Sağlık ve tedavi hakkı ihlalleri
Sağlık ve tedavi haklarına ilişkin, hazırlanan raporda şu ifadeler yer aldı:
“Komisyonumuza yapılan tüm başvurularda sağlık ve tedavi hakkına erişimde yaşanan sorunlara değinilmekte, pandemi sürecinin sorunları daha da ağırlaştırdığına dikkat çekilmektedir. Hastaneye sevk taleplerinin hiç ya da geciktirilerek karşılanması, hapishane revirinde uzman hekim bulunmaması, hücre tipi ring araçları ile hastaneye sevk, kelepçeli muayene ve tedaviye zorlanma, muayene odasında asker bulunması, ilaçların düzenli olarak verilmemesi, hastanelerin mahpus koğuşlarının olumsuz koşulları, ağır hasta mahpuslar bakımından Adli Tıp Kurumu’nun olumsuz raporları, diyet beslenme taleplerinin karşılanmaması gibi süreğen sorunlara pandemi sürecinde yenileri eklenmiştir. Hastane gidiş gelişlerden sonra mahpusların karantina adı altında sağlıksız koşullarda tutulması, giderek yaygınlaşan ağız içi araması, tedaviye erişimin tamamen durdurulması ve karantina uygulaması ile ortaya çıkan sonuç, özellikle ağır ve kronik hastalığı olan mahpuslar bakımından yaşam hakkı ihlallerine zemin hazırlamaya devam etmektedir.”

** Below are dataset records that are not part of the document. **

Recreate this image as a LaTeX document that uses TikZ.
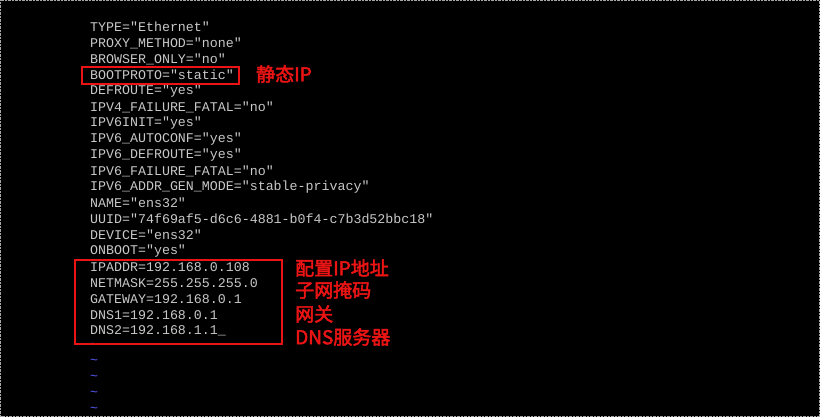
\documentclass[tikz,border=0pt]{standalone}
\usepackage{fontspec}
\setmonofont{Liberation Mono}
\newfontfamily\cjk{Noto Sans CJK SC}[AutoFakeBold=2.5]
\definecolor{term}{RGB}{200,200,200}
\definecolor{tilde}{RGB}{90,90,255}
\definecolor{mark}{RGB}{235,20,20}
\begin{document}
\begin{tikzpicture}[x=1pt,y=-1pt,
  code/.style={anchor=west,inner sep=0pt,text=term,font=\ttfamily\fontsize{13.3}{13.3}\selectfont},
  tl/.style={anchor=west,inner sep=0pt,text=tilde,font=\ttfamily\fontsize{13.3}{13.3}\selectfont},
  lab/.style={anchor=west,inner sep=0pt,text=mark,font=\cjk\bfseries\fontsize{19}{19}\selectfont},
  redbox/.style={draw=mark,line width=1.3pt}]
\fill[black] (0,0) rectangle (820,417);
\draw[gray!70,densely dotted] (0.5,0.5) rectangle (819.5,416.5);
\foreach \t [count=\i from 0] in {TYPE="Ethernet",PROXY\_METHOD="none",BROWSER\_ONLY="no",BOOTPROTO="static",DEFROUTE="yes",IPV4\_FAILURE\_FATAL="no",IPV6INIT="yes",IPV6\_AUTOCONF="yes",IPV6\_DEFROUTE="yes",IPV6\_FAILURE\_FATAL="no",IPV6\_ADDR\_GEN\_MODE="stable-privacy",NAME="ens32",UUID="74f69af5-d6c6-4881-b0f4-c7b3d52bbc18",DEVICE="ens32",ONBOOT="yes",IPADDR=192.168.0.108,NETMASK=255.255.255.0,GATEWAY=192.168.0.1,DNS1=192.168.0.1,DNS2=192.168.1.1\_}
  \node[code] (l\i) at (90,{27+16*\i}) {\t};
\foreach \i in {0,...,4}
  \node[tl] (t\i) at (90,{346+16*\i}) {\char`\~};
\draw[redbox] (82,67) rectangle (239,84);
\draw[redbox] (75,260) rectangle (282,344);
\node[lab] (a) at (256,74) {静态IP};
\node[lab] (b) at (295,268) {配置IP地址};
\node[lab] (c) at (295,290) {子网掩码};
\node[lab] (d) at (295,314) {网关};
\node[lab] (e) at (295,337) {DNS服务器};
\end{tikzpicture}
\end{document}
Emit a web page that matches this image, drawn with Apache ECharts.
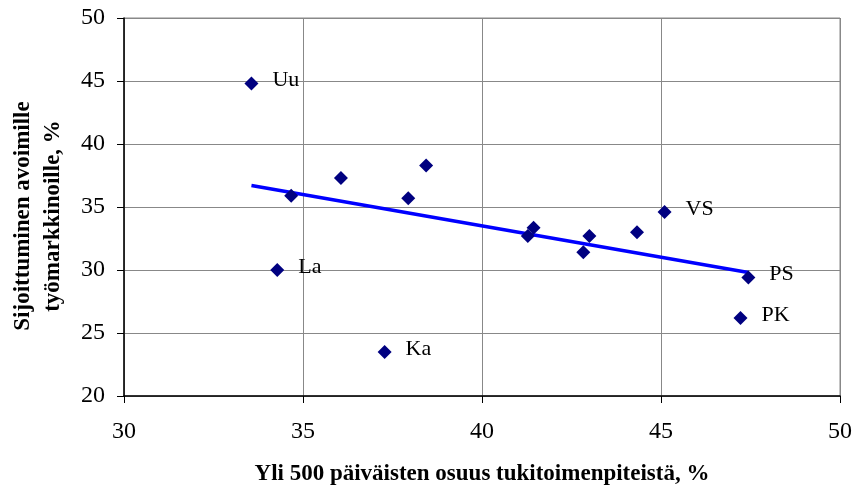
<!DOCTYPE html>
<html>
<head>
<meta charset="utf-8">
<script src="https://cdn.jsdelivr.net/npm/echarts@6/dist/echarts.min.js"></script>
<style>
html,body{margin:0;padding:0;background:#fff;}
#chart{width:855px;height:491px;}
</style>
</head>
<body>
<div id="chart"></div>
<script>
// Data
var pointNames = ['Uu', '', '', '', '', 'La', 'Ka', '', '', '', '', '', 'VS', 'PS', 'PK'];
var xValues = [33.56, 34.67, 36.06, 37.94, 38.44, 34.28, 37.28, 41.28, 41.44, 42.83, 43.0, 44.33, 45.1, 47.44, 47.22];
var yValues = [44.8, 35.9, 37.3, 35.7, 38.3, 30.0, 23.5, 32.7, 33.35, 31.4, 32.7, 33.0, 34.6, 29.4, 26.2];
var trendX = [33.56, 47.44];
var trendY = [36.7, 29.8];
var xTicks = [30, 35, 40, 45, 50];
var yTicks = [20, 25, 30, 35, 40, 45, 50];
var xTitle = 'Yli 500 päiväisten osuus tukitoimenpiteistä, %';
var yTitle = 'Sijoittuminen avoimille\ntyömarkkinoille, %';

var scatterData = xValues.map(function (x, i) { return { value: [x, yValues[i]], name: pointNames[i] }; });
var trendData = trendX.map(function (x, i) { return [x, trendY[i]]; });

var serif = '"Liberation Serif", "Times New Roman", serif';
var chart = echarts.init(document.getElementById('chart'), null, { renderer: 'canvas' });
chart.setOption({
  animation: false,
  backgroundColor: '#ffffff',
  grid: { left: 122, right: 13, top: 18, bottom: 94, show: true, borderColor: '#888888', borderWidth: 1 },
  xAxis: {
    type: 'value', min: xTicks[0], max: xTicks[xTicks.length - 1], interval: 5,
    name: xTitle, nameLocation: 'middle', nameGap: 67,
    nameTextStyle: { fontFamily: serif, fontWeight: 'bold', fontSize: 23, color: '#000' },
    axisLine: { show: true, onZero: false, lineStyle: { color: '#000', width: 1.5 } },
    axisTick: { show: true, inside: false, length: 7, lineStyle: { color: '#000' } },
    axisLabel: { margin: 24, fontFamily: serif, fontSize: 24, color: '#000' },
    splitLine: { show: true, lineStyle: { color: '#888888', width: 1 } }
  },
  yAxis: {
    type: 'value', min: yTicks[0], max: yTicks[yTicks.length - 1], interval: 5,
    name: yTitle, nameLocation: 'middle', nameGap: 56, nameRotate: 90,
    nameTextStyle: { fontFamily: serif, fontWeight: 'bold', fontSize: 23, lineHeight: 30, color: '#000', align: 'center', padding: [0, 18, 0, 0] },
    axisLine: { show: true, onZero: false, lineStyle: { color: '#000', width: 1.5 } },
    axisTick: { show: true, inside: false, length: 7, lineStyle: { color: '#000' } },
    axisLabel: { margin: 19, fontFamily: serif, fontSize: 24, color: '#000' },
    splitLine: { show: true, lineStyle: { color: '#888888', width: 1 } }
  },
  series: [
    {
      type: 'line', data: trendData, symbol: 'none', z: 2,
      lineStyle: { color: '#0000ff', width: 3.5 }
    },
    {
      type: 'scatter', data: scatterData, symbol: 'diamond', symbolSize: 14, z: 3,
      itemStyle: { color: '#000080', opacity: 1 },
      label: {
        show: true, position: 'right', distance: 14, offset: [0, -3],
        formatter: function (p) { return p.name; },
        fontFamily: serif, fontSize: 22, color: '#000'
      }
    }
  ]
});
</script>
</body>
</html>
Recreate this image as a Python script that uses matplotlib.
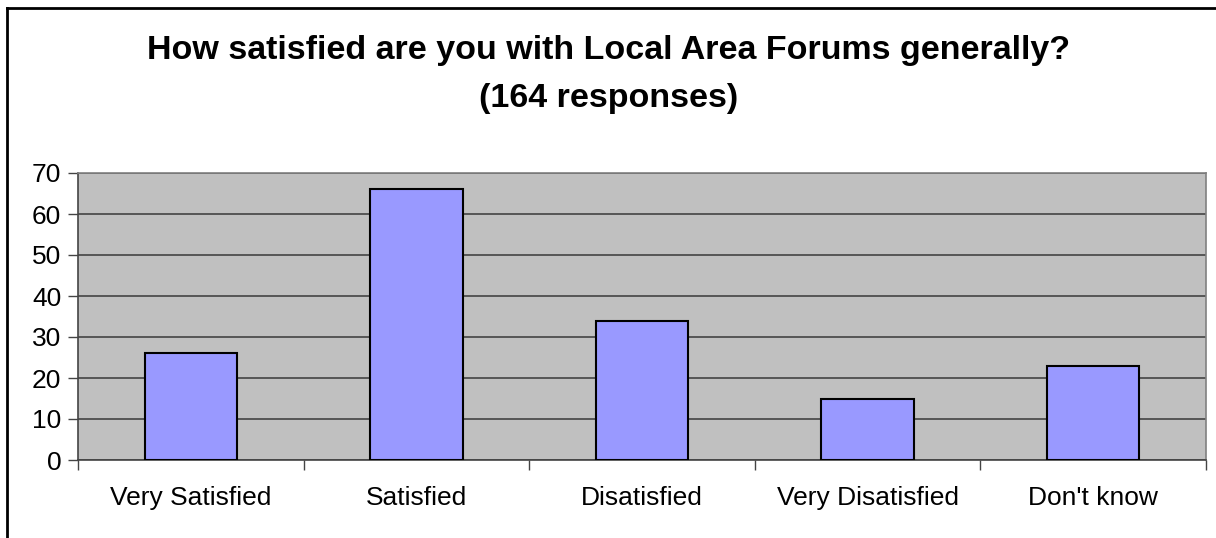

Tedavi hakkı ihlalleri örnekleri sıralanan rapor, “Uzun tutukluluk ve adil yargılanma hakkı ihlalleri” örnekleriyle devam etti. Raporda ayrıca İmralı’da devam eden tecride derinleşen bir hak ihlali olarak yer verildi.
Raporun amacı
Raporun sonuç bölümünde komisyonun raporu hazırlamadaki amacı şöyle ifade edildi:
“Raporumuz, sadece derneğimize yapılan sınırlı başvuruları ve basın taraması yoluyla elde edilen verileri kapsamaktadır. Ancak bu hali ile bile hapishanelerdeki sorunların gerçek boyutunu gösterir bir fotoğraf vermektedir. Dolayısı ile hapishanelerdeki sorunların, ihlallerin ve keyfi uygulamaların çok daha fazla olduğunu biliyoruz. Özellikle içinden geçtiğimiz pandemi sürecinde mahpuslara yönelik hak ihlalleri vahim boyutlara ulaşmış, bir işkence yöntemi olan tecrit daha da derinleştirilmiştir.
Açlık grevleri bir kez daha kamuoyunun dikkatini hapishanelerdeki tecrit uygulamasına çekmiş olmakla birlikte, bir işkence yöntemi olan tecride karşı tepki vermek için mahpusların açlık grevi yapmalarını
bekler pozisyona düşmenin; hak örgütleri, hukuk örgütleri ve siyasetçiler başta olmak üzere tüm demokratik güçlerin kendilerini sorgulamalarını gerektirdiği kabul edilmelidir.
Nisan 2020 de çıkarılan ve şartlı tahliye, denetimli serbestlik ve açık cezaevlerine nakilleri ilgilendiren Ceza İnfaz Yasası değişikliğinin keyfi ve kötü niyetli uygulamalara yol açacağı endişesi bu dönemde olumsuz örneklerle desteklenmiş, yeni bir sorun alanı yaratmıştır.
Pandemi, temel hakların kullanımında artan hak ihlalleri ve ağır tecrit yanında sağlık ve tedavi hakkına erişim ve yaşam hakkına yönelik ağır tehdit oluşturmaya devam ediyor. Ağır hasta mahpuslar başta olmak üzere risk grubundaki tüm mahpusların sağlık ve yaşam haklarını koruyucu önlemlerin acilen alınması ve pandemi süresince serbest bırakılarak riskten korunmaları sağlanmalıdır.”